• WHAT IS EXPECTED
Drop the pictures and give back word for word the lines from the line holding "Rebuild this diagram" to the line holding "(divtop) -- (divbot);", both included.

—————

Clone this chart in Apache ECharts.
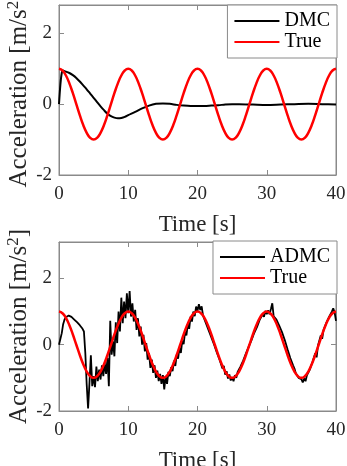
<!DOCTYPE html>
<html><head><meta charset="utf-8">
<script src="https://cdn.jsdelivr.net/npm/echarts@6/dist/echarts.min.js"></script>
<style>html,body{margin:0;padding:0;background:#fff;overflow:hidden}#c{width:347px;height:466px}</style>
</head><body><div id="c"></div>
<script>
// ---- data ----
const xTicks = [0, 10, 20, 30, 40];
const yTicks = [-2, 0, 2];

const timeTrue = [0,0.5,1,1.5,2,2.5,3,3.5,4,4.5,5,5.5,6,6.5,7,7.5,8,8.5,9,9.5,
 10,10.5,11,11.5,12,12.5,13,13.5,14,14.5,15,15.5,16,16.5,17,17.5,18,18.5,19,19.5,
 20,20.5,21,21.5,22,22.5,23,23.5,24,24.5,25,25.5,26,26.5,27,27.5,28,28.5,29,29.5,
 30,30.5,31,31.5,32,32.5,33,33.5,34,34.5,35,35.5,36,36.5,37,37.5,38,38.5,39,39.5,40];
const valTrue = [1,0.951,0.809,0.588,0.309,0,-0.309,-0.588,-0.809,-0.951,-1,-0.951,-0.809,-0.588,-0.309,0,0.309,0.588,0.809,0.951,
 1,0.951,0.809,0.588,0.309,0,-0.309,-0.588,-0.809,-0.951,-1,-0.951,-0.809,-0.588,-0.309,0,0.309,0.588,0.809,0.951,
 1,0.951,0.809,0.588,0.309,0,-0.309,-0.588,-0.809,-0.951,-1,-0.951,-0.809,-0.588,-0.309,0,0.309,0.588,0.809,0.951,
 1,0.951,0.809,0.588,0.309,0,-0.309,-0.588,-0.809,-0.951,-1,-0.951,-0.809,-0.588,-0.309,0,0.309,0.588,0.809,0.951,1];

const timeDMC = [0,0.2,0.4,0.6,0.8,1,1.5,2,2.5,3,3.5,4,4.5,5,5.5,6,6.5,7,7.5,8,8.5,9,9.5,10,
 11,12,13,14,15,16,17,18,19,20,21,22,23,24,25,26,28,30,32,34,36,38,40];
const valDMC = [0,0.55,0.88,0.95,0.93,0.92,0.88,0.82,0.74,0.64,0.53,0.42,0.30,0.18,0.06,-0.06,-0.17,-0.27,-0.34,-0.38,-0.40,-0.39,-0.36,-0.31,
 -0.22,-0.12,-0.04,0.01,0.02,0.01,-0.02,-0.04,-0.05,-0.05,-0.05,-0.04,-0.03,-0.01,0.00,0.00,-0.01,-0.02,-0.01,0.00,0.01,0.00,-0.01];

const timeADMC = [0,0.2,0.4,0.6,0.8,1,1.2,1.4,1.6,1.8,
 2,2.2,2.4,2.6,2.8,3,3.2,3.4,3.6,3.8,
 4,4.2,4.4,4.6,4.8,5,5.2,5.4,5.6,5.8,
 6,6.2,6.4,6.6,6.8,7,7.2,7.4,7.6,7.8,
 8,8.2,8.4,8.6,8.8,9,9.2,9.4,9.6,9.8,
 10,10.2,10.4,10.6,10.8,11,11.2,11.4,11.6,11.8,
 12,12.2,12.4,12.6,12.8,13,13.2,13.4,13.6,13.8,
 14,14.2,14.4,14.6,14.8,15,15.2,15.4,15.6,15.8,
 16,16.2,16.4,16.6,16.8,17,17.2,17.4,17.6,17.8,
 18,18.2,18.4,18.6,18.8,19,19.2,19.4,19.6,19.8,
 20,20.2,20.4,20.6,20.8,21,21.2,21.4,21.6,21.8,
 22,22.2,22.4,22.6,22.8,23,23.2,23.4,23.6,23.8,
 24,24.2,24.4,24.6,24.8,25,25.2,25.4,25.6,25.8,
 26,26.2,26.4,26.6,26.8,27,27.2,27.4,27.6,27.8,
 28,28.2,28.4,28.6,28.8,29,29.2,29.4,29.6,29.8,
 30,30.2,30.4,30.6,30.8,31,31.2,31.4,31.6,31.8,
 32,32.2,32.4,32.6,32.8,33,33.2,33.4,33.6,33.8,
 34,34.2,34.4,34.6,34.8,35,35.2,35.4,35.6,35.8,
 36,36.2,36.4,36.6,36.8,37,37.2,37.4,37.6,37.8,
 38,38.2,38.4,38.6,38.8,39,39.2,39.4,39.6,39.8,40];
const valADMC = [0.00,-0.06,0.35,0.62,0.76,0.83,0.87,0.88,0.87,0.84,
 0.80,0.76,0.72,0.68,0.64,0.59,0.54,0.48,0.40,-0.25,
 -1.20,-1.92,-1.15,-0.32,-1.25,-0.95,-1.28,-0.66,-1.10,-0.75,
 -1.05,-0.62,-0.95,-0.55,-0.88,-0.40,-1.25,0.72,-0.30,0.10,
 -0.35,0.68,0.05,1.00,0.40,1.42,0.65,1.30,0.80,1.55,
 0.95,1.62,0.85,1.25,0.70,1.05,0.45,0.80,0.25,0.55,
 0.00,0.30,-0.20,0.05,-0.45,-0.25,-0.70,-0.45,-0.85,-0.62,
 -1.00,-0.78,-1.10,-0.88,-1.18,-0.92,-1.35,-0.95,-1.18,-0.82,
 -0.95,-0.68,-0.80,-0.48,-0.64,-0.30,-0.42,-0.08,-0.25,0.12,
 0.02,0.38,0.28,0.62,0.48,0.85,0.70,1.00,0.86,1.15,
 1.02,1.22,1.05,1.16,0.88,0.94,0.66,0.72,0.44,0.48,
 0.22,0.26,0.00,-0.02,-0.24,-0.22,-0.46,-0.46,-0.72,-0.64,
 -0.90,-0.80,-1.02,-0.90,-1.08,-0.98,-1.10,-0.92,-1.00,-0.82,
 -0.86,-0.66,-0.72,-0.48,-0.54,-0.26,-0.32,-0.06,-0.12,0.14,
 0.10,0.36,0.30,0.54,0.52,0.76,0.72,0.92,0.84,1.02,
 0.92,1.04,0.92,1.08,1.25,0.86,0.88,0.76,0.72,0.58,
 0.54,0.38,0.34,0.14,0.14,-0.14,-0.18,-0.40,-0.46,-0.62,
 -0.72,-0.86,-0.88,-1.00,-0.98,-1.04,-1.14,-1.02,-1.10,-0.92,
 -0.92,-0.76,-0.76,-0.52,-0.56,-0.26,-0.38,-0.02,0.02,0.28,
 0.18,0.44,0.50,0.66,0.68,0.84,0.86,1.00,1.10,0.98,0.72];

// ---- build ----
function pairs(t, v) { return t.map((x, i) => [x, v[i]]); }

const font = "'Liberation Serif','Times New Roman',serif";
const axisGray = '#8a8a8a';
const textCol = '#262626';

function xAxes(gi) {
  const base = {
    type: 'value', gridIndex: gi, min: xTicks[0], max: xTicks[xTicks.length - 1], interval: 10,
    axisLine: { show: true, onZero: false, lineStyle: { color: axisGray, width: 1 } },
    axisTick: { show: true, inside: true, length: 5, lineStyle: { color: axisGray } },
    splitLine: { show: false }
  };
  return [
    Object.assign({}, base, {
      position: 'bottom',
      axisLabel: { color: textCol, fontFamily: font, fontSize: 19, margin: 10 },
      name: 'Time [s]', nameLocation: 'middle', nameGap: 38,
      nameTextStyle: { color: textCol, fontFamily: font, fontSize: 23 }
    }),
    Object.assign({}, base, { position: 'top', axisLabel: { show: false } })
  ];
}
function yAxes(gi, maxV) {
  const base = {
    type: 'value', gridIndex: gi, min: yTicks[0], max: maxV, interval: 2,
    axisLine: { show: true, onZero: false, lineStyle: { color: axisGray, width: 1 } },
    axisTick: { show: true, inside: true, length: 5, lineStyle: { color: axisGray } },
    splitLine: { show: false }
  };
  return [
    Object.assign({}, base, {
      position: 'left',
      axisLabel: { color: textCol, fontFamily: font, fontSize: 19, margin: 7, showMaxLabel: false,
        formatter: v => yTicks.includes(v) ? String(v) : '' },
      name: 'Acceleration [m/s{sup|2}]', nameLocation: 'middle', nameGap: 25, nameRotate: 90,
      nameMoveOverlap: false,
      nameTextStyle: { color: textCol, fontFamily: font, fontSize: 25,
        rich: { sup: { fontFamily: font, fontSize: 17, color: textCol, padding: [0, 0, 12, 0] } } }
    }),
    Object.assign({}, base, { position: 'right', axisLabel: { show: false } })
  ];
}

const legendBase = {
  orient: 'vertical', right: 10, itemWidth: 45, itemHeight: 20, itemGap: 1,
  padding: [6, 7, 6, 7], backgroundColor: '#fff', borderColor: axisGray, borderWidth: 1, borderRadius: 0,
  textStyle: { color: '#000', fontFamily: font, fontSize: 20 }, icon: 'path://M0,0 L45,0 L45,2 L0,2 Z'
};

const gridBase = { containLabel: false, outerBoundsMode: 'none', show: true, borderColor: axisGray, borderWidth: 1 };

const option = {
  animation: false,
  backgroundColor: '#fff',
  grid: [
    Object.assign({ left: 59, top: 5, width: 277, height: 170 }, gridBase),
    Object.assign({ left: 59, top: 242, width: 277, height: 169 }, gridBase)
  ],
  xAxis: [...xAxes(0), ...xAxes(1)],
  yAxis: [...yAxes(0, 2.8), ...yAxes(1, 3.1)],
  legend: [
    Object.assign({}, legendBase, { top: 5, data: ['DMC', 'True'] }),
    Object.assign({}, legendBase, { top: 241, data: ['ADMC', 'True '] })
  ],
  series: [
    { name: 'DMC', type: 'line', xAxisIndex: 0, yAxisIndex: 0, data: pairs(timeDMC, valDMC),
      symbol: 'none', smooth: 0.3, lineStyle: { color: '#000', width: 2 }, itemStyle: { color: '#000' } },
    { name: 'True', type: 'line', xAxisIndex: 0, yAxisIndex: 0, data: pairs(timeTrue, valTrue),
      symbol: 'none', smooth: 0.5, lineStyle: { color: '#ff0000', width: 2.5 }, itemStyle: { color: '#ff0000' } },
    { name: 'ADMC', type: 'line', xAxisIndex: 2, yAxisIndex: 2, data: pairs(timeADMC, valADMC),
      symbol: 'none', lineStyle: { color: '#000', width: 1.8 }, itemStyle: { color: '#000' } },
    { name: 'True ', type: 'line', xAxisIndex: 2, yAxisIndex: 2, data: pairs(timeTrue, valTrue),
      symbol: 'none', smooth: 0.5, lineStyle: { color: '#ff0000', width: 2.5 }, itemStyle: { color: '#ff0000' } }
  ]
};
option.legend[1].formatter = n => n.trim();

const chart = echarts.init(document.getElementById('c'), null, { renderer: 'canvas' });
chart.setOption(option);
</script></body></html>
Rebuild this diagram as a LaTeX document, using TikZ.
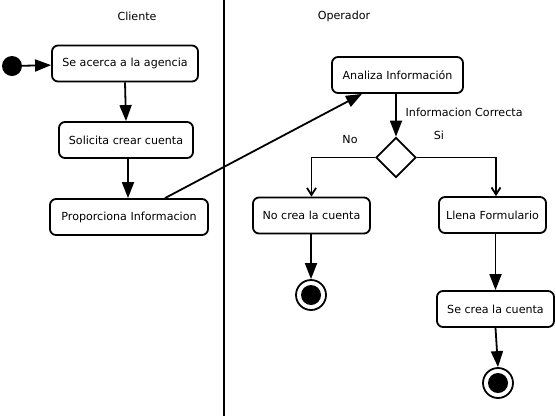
\documentclass[tikz,border=0pt]{standalone}
\usepackage{fontspec}
\setmainfont{DejaVu Sans}
\usetikzlibrary{arrows.meta,shapes.geometric}
\begin{document}
\begin{tikzpicture}[x=1pt,y=1pt]
\tikzset{
  act/.style={draw, line width=1.8pt, rounded corners=6pt, minimum height=36pt, inner sep=0pt, font=\fontsize{11.1}{12}\selectfont},
  arr/.style={line width=1.8pt, -{Triangle[length=16pt,width=12pt]}},
  oarr/.style={line width=1.8pt, -{Straight Barb[length=7pt,width=9pt]}},
  lbl/.style={font=\fontsize{11.1}{12}\selectfont, inner sep=0pt},
  startnode/.style={circle, fill=black, minimum size=20pt, inner sep=0pt},
  endnode/.style={circle, draw, line width=1.8pt, minimum size=30pt, inner sep=0pt,
    path picture={\fill (path picture bounding box.center) circle (10pt);}},
  dec/.style={diamond, draw, line width=1.8pt, minimum width=40pt, minimum height=40pt, inner sep=0pt, shape aspect=1}
}
\useasboundingbox (0,0) rectangle (556,-416);
\coordinate (divtop) at (224,0);
\coordinate (divbot) at (224,-416);
\draw[line width=1.8pt] (divtop) -- (divbot);

\node[lbl] (cli) at (137,-16) {Cliente};
\node[lbl] (ope) at (344,-16) {Operador};

\node[startnode] (start) at (12,-66) {};
\node[act, minimum width=146pt] (b1) at (125,-63.5) {Se acerca a la agencia};
\node[act, minimum width=134pt] (b2) at (126,-140) {Solicita crear cuenta};
\node[act, minimum width=158pt] (b3) at (129,-217) {Proporciona Informacion};
\node[act, minimum width=131pt] (ana) at (397.5,-75) {Analiza Información};
\node[dec] (d) at (396,-157.5) {};
\node[act, minimum width=117pt] (no) at (311.5,-215.5) {No crea la cuenta};
\node[act, minimum width=107pt] (ll) at (492.5,-215) {Llena Formulario};
\node[act, minimum width=117pt] (se) at (495.5,-309) {Se crea la cuenta};
\node[endnode] (e1) at (311,-295) {};
\node[endnode] (e2) at (498,-383) {};

\node[lbl, anchor=west] (ic) at (405.5,-112.7) {Informacion Correcta};
\node[lbl] (lno) at (350,-140) {No};
\node[lbl] (lsi) at (439,-135) {Si};

\draw[arr] (start) -- (b1);
\draw[arr] (b1.south) -- (b2.north);
\draw[arr] ([xshift=2pt]b2.south) -- ([xshift=-1pt]b3.north);
\draw[arr] ([xshift=36pt]b3.north) -- ([xshift=-35.5pt]ana.south);
\draw[arr] (ana.south -| d.north) -- (d.north);
\draw[oarr] (d.west) -| (no.north);
\draw[oarr] (d.east) -| ([xshift=3.5pt]ll.north);
\draw[arr] (no.south -| e1.north) -- (e1.north);
\draw[arr] (ll.south -| se.north) -- (se.north);
\draw[arr] (se.south) -- (e2.north);
\end{tikzpicture}
\end{document}
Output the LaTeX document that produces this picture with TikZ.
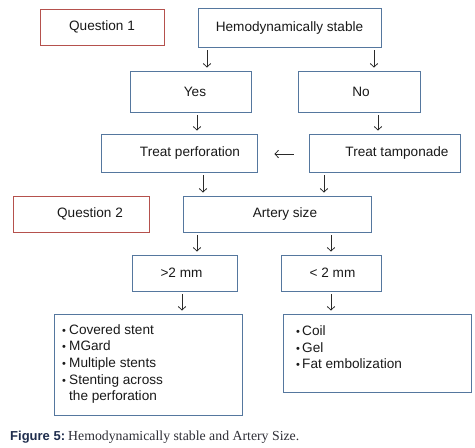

—————

• TASK SOLUTION
Rebuild this diagram as a LaTeX document, using TikZ.
\documentclass[tikz,border=0pt]{standalone}
\usepackage{fontspec}
\setmainfont{DejaVu Sans}
\usetikzlibrary{arrows.meta,shapes.geometric}
\begin{document}
\begin{tikzpicture}[x=1pt,y=1pt]
\tikzset{
  act/.style={draw, line width=1.8pt, rounded corners=6pt, minimum height=36pt, inner sep=0pt, font=\fontsize{11.1}{12}\selectfont},
  arr/.style={line width=1.8pt, -{Triangle[length=16pt,width=12pt]}},
  oarr/.style={line width=1.8pt, -{Straight Barb[length=7pt,width=9pt]}},
  lbl/.style={font=\fontsize{11.1}{12}\selectfont, inner sep=0pt},
  startnode/.style={circle, fill=black, minimum size=20pt, inner sep=0pt},
  endnode/.style={circle, draw, line width=1.8pt, minimum size=30pt, inner sep=0pt,
    path picture={\fill (path picture bounding box.center) circle (10pt);}},
  dec/.style={diamond, draw, line width=1.8pt, minimum width=40pt, minimum height=40pt, inner sep=0pt, shape aspect=1}
}
\useasboundingbox (0,0) rectangle (556,-416);
\coordinate (divtop) at (224,0);
\coordinate (divbot) at (224,-416);
\draw[line width=1.8pt] (divtop) -- (divbot);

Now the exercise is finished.